Stated problem: Return precisely the span of lines from the top of the material below to the line containing "import pandas as pd", both included. Pictures are excluded.

Given data:

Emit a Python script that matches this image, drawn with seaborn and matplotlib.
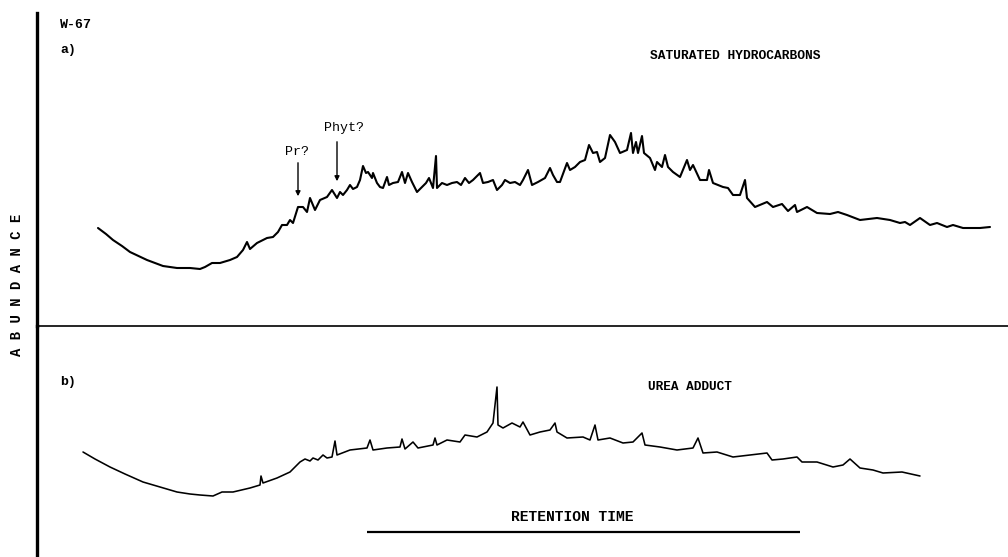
import matplotlib
matplotlib.use("Agg")
import matplotlib.pyplot as plt
import seaborn as sns
import pandas as pd

# ---- data (retention and abundance in arbitrary units)
ret_a = [98, 106, 113, 122, 130, 147, 163, 177, 190, 200, 205, 212, 220, 230, 237, 243, 247, 250, 257, 267,
         273, 278, 282, 287, 290, 293, 298, 303, 307, 310, 315, 320, 327, 332, 337, 340, 343, 347, 350, 353,
         357, 360, 363, 366, 368, 372, 373, 377, 380, 383, 387, 389, 393, 398, 402, 405, 408, 412, 417, 422,
         426, 429, 433, 436, 437, 442, 447, 452, 457, 461, 465, 469, 473, 480, 483, 488, 493, 497, 502, 505,
         510, 515, 520, 523, 528, 532, 538, 545, 550, 553, 557, 560, 567, 570, 575, 580, 585, 589, 593, 597,
         600, 605, 610, 615, 620, 627, 631, 633, 636, 638, 642, 644, 650, 655, 657, 662, 665, 668, 673, 680,
         687, 690, 693, 700, 707, 709, 713, 718, 723, 728, 733, 740, 745, 747, 755, 767, 773, 782, 788, 795,
         797, 807, 817, 830, 838, 847, 860, 877, 890, 900, 905, 910, 920, 930, 937, 947, 953, 963, 980, 990]
abund_a = [98, 92, 86, 80, 74, 66, 60, 58, 58, 57, 59, 63, 63, 66, 69, 76, 84, 77, 83, 88,
           89, 94, 101, 101, 106, 103, 119, 119, 114, 128, 116, 126, 129, 136, 128, 134, 131, 136, 141, 137,
           139, 146, 160, 153, 154, 148, 153, 143, 139, 138, 149, 141, 143, 144, 154, 143, 153, 144, 134, 139,
           143, 148, 138, 170, 138, 143, 141, 143, 144, 141, 148, 143, 146, 153, 143, 144, 146, 136, 141, 146,
           143, 144, 141, 146, 156, 141, 144, 148, 158, 151, 144, 144, 163, 156, 159, 164, 166, 181, 173, 174,
           164, 168, 191, 184, 173, 176, 193, 173, 184, 173, 190, 173, 168, 156, 164, 159, 171, 159, 154, 149,
           166, 156, 161, 146, 146, 156, 143, 141, 139, 138, 131, 131, 146, 128, 119, 124, 119, 122, 115, 121,
           114, 119, 113, 112, 114, 111, 106, 108, 106, 103, 104, 101, 108, 101, 103, 99, 101, 98, 98, 99]

ret_b = [83, 95, 110, 125, 143, 160, 177, 190, 200, 213, 222, 233, 250, 260, 261, 263, 277, 290, 300, 305,
         310, 313, 318, 323, 327, 332, 335, 337, 350, 367, 370, 373, 387, 400, 402, 405, 413, 418, 433, 435,
         437, 447, 460, 465, 477, 487, 493, 497, 498, 503, 512, 520, 523, 530, 540, 550, 555, 557, 567, 583,
         590, 595, 598, 610, 623, 633, 642, 645, 660, 677, 693, 698, 703, 717, 733, 750, 767, 772, 783, 797,
         802, 817, 833, 843, 850, 860, 873, 883, 902, 920]
abund_b = [105, 98, 90, 83, 75, 70, 65, 63, 62, 61, 65, 65, 69, 72, 81, 74, 79, 85, 95, 98,
           96, 99, 97, 102, 99, 100, 116, 102, 107, 109, 117, 107, 109, 110, 118, 108, 115, 109, 112, 119,
           112, 117, 115, 122, 120, 125, 134, 170, 132, 129, 134, 130, 135, 122, 125, 127, 134, 125, 119, 120,
           117, 132, 117, 119, 114, 115, 124, 112, 110, 107, 109, 119, 104, 105, 100, 102, 104, 97, 98, 100,
           95, 95, 90, 92, 98, 89, 87, 84, 85, 81]

panel_labels = ["a)", "b)"]
panel_titles = ["SATURATED HYDROCARBONS", "UREA ADDUCT"]
sample_id = "W-67"
peak_labels = ["Pr?", "Phyt?"]
peak_ret = [298, 337]

# ---- styling
sns.set_theme(style="white")
plt.rcParams["font.family"] = ["Liberation Mono", "DejaVu Sans Mono"]
plt.rcParams["text.color"] = "black"

W, H = 1008, 557
fig = plt.figure(figsize=(W / 100, H / 100), dpi=100)
left = 37 / W
ax_a = fig.add_axes([left, (H - 326) / H, 1 - left, 313 / H])
ax_b = fig.add_axes([left, 0, 1 - left, (H - 326) / H])

df_a = pd.DataFrame({"retention": ret_a, "abundance": abund_a})
df_b = pd.DataFrame({"retention": ret_b, "abundance": abund_b})
sns.lineplot(data=df_a, x="retention", y="abundance", ax=ax_a, color="black", lw=1.5,
             estimator=None, sort=False)
sns.lineplot(data=df_b, x="retention", y="abundance", ax=ax_b, color="black", lw=1.15,
             estimator=None, sort=False)

for ax, top in ((ax_a, 313), (ax_b, H - 326)):
    ax.set_xlim(37, W)
    ax.set_ylim(0, top)
    ax.set_xticks([])
    ax.set_yticks([])
    ax.set_xlabel("")
    ax.set_ylabel("")
    for s in ("top", "right", "bottom"):
        ax.spines[s].set_visible(False)
    ax.spines["left"].set_color("black")
    ax.spines["left"].set_linewidth(2.4)
    ax.patch.set_alpha(0)

ax_a.spines["bottom"].set_visible(True)
ax_a.spines["bottom"].set_color("black")
ax_a.spines["bottom"].set_linewidth(1.2)

# peak arrows (panel a)
ax_a.annotate("", xy=(peak_ret[0], 326 - 199), xytext=(peak_ret[0], 326 - 160),
              arrowprops=dict(arrowstyle="-|>", color="black", lw=1.0, mutation_scale=7))
ax_a.annotate("", xy=(peak_ret[1], 326 - 184), xytext=(peak_ret[1], 326 - 139),
              arrowprops=dict(arrowstyle="-|>", color="black", lw=1.0, mutation_scale=7))
ax_a.text(297, 326 - 152, peak_labels[0], ha="center", va="center", fontsize=9.5)
ax_a.text(344, 326 - 128, peak_labels[1], ha="center", va="center", fontsize=9.5)

# retention time bar
ax_b.hlines(557 - 532, 367, 800, color="black", lw=1.6)


def ftxt(x, y, s, **kw):
    fig.text(x / W, 1 - y / H, s, **kw)


ftxt(60, 25, sample_id, ha="left", va="center", fontsize=9.5, fontweight="bold")
ftxt(60, 50, panel_labels[0], ha="left", va="center", fontsize=9.5, fontweight="bold")
ftxt(60, 382, panel_labels[1], ha="left", va="center", fontsize=9.5, fontweight="bold")
ftxt(735, 56, panel_titles[0], ha="center", va="center", fontsize=9.3, fontweight="bold")
ftxt(690, 387, panel_titles[1], ha="center", va="center", fontsize=9.2, fontweight="bold")
ftxt(572, 517, "RETENTION TIME", ha="center", va="center", fontsize=10.5, fontweight="bold")
ftxt(17, 285, "A B U N D A N C E", ha="center", va="center", rotation=90,
     fontsize=10, fontweight="bold")

fig.savefig("out.png", dpi=100)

Written response:
Emit a Python script that matches this image, drawn with seaborn and matplotlib.
import matplotlib
matplotlib.use("Agg")
import matplotlib.pyplot as plt
import seaborn as sns
import pandas as pd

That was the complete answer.